Using this, we can more clearly direct our content strategy. We can stop speculating on what content a specific user might want, and use their history to guide them there. And we can stop speculating on what content we should produce next, and instead use the collective wisdom of our users in aggregate to make that decision for us.

Comedian George Jessel is quoted with, "Give the people what they want, and they'll come." (Hilariously, we were quipping about attendance at a rival's funeral.)

And this is fundamentally the core question of business in general, not only content in particular. The key question for each visitor and all visitors is "What do you want?" And the way we answer that is by looking at what they're actually consuming.

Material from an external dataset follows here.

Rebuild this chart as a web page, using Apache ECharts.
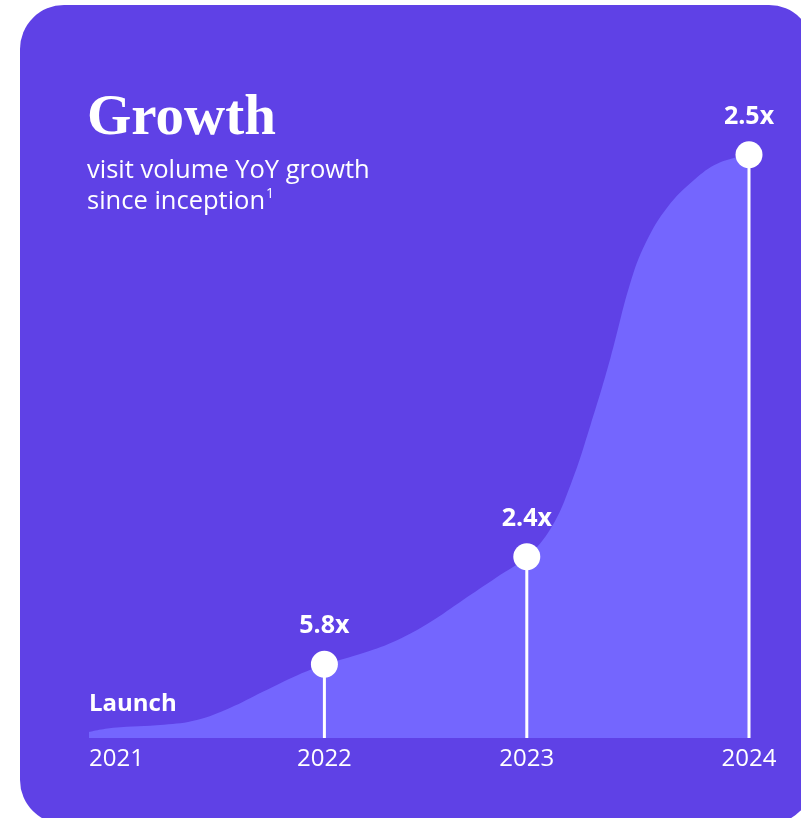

And therein lies the ultimate metric. The content we consume answers the question of what we want. Any content strategy that ignores that fundamental question, is irrelevant before it even starts.

Circling back to my original metric, I'm absolutely not indicting search metrics. Watching what people are searching for on your website is critically important.

But it belies the fact that what people say they want might not be what they actually want. The words they type into a search box might be a wild guess are what they think they want, but the search results they choose to engage with are a more informed statement of fact.

Remember, if we believed what Rachel told us, we'd have too much content about pre-revolutionary French romance and not enough about beach houses in the Hamptons.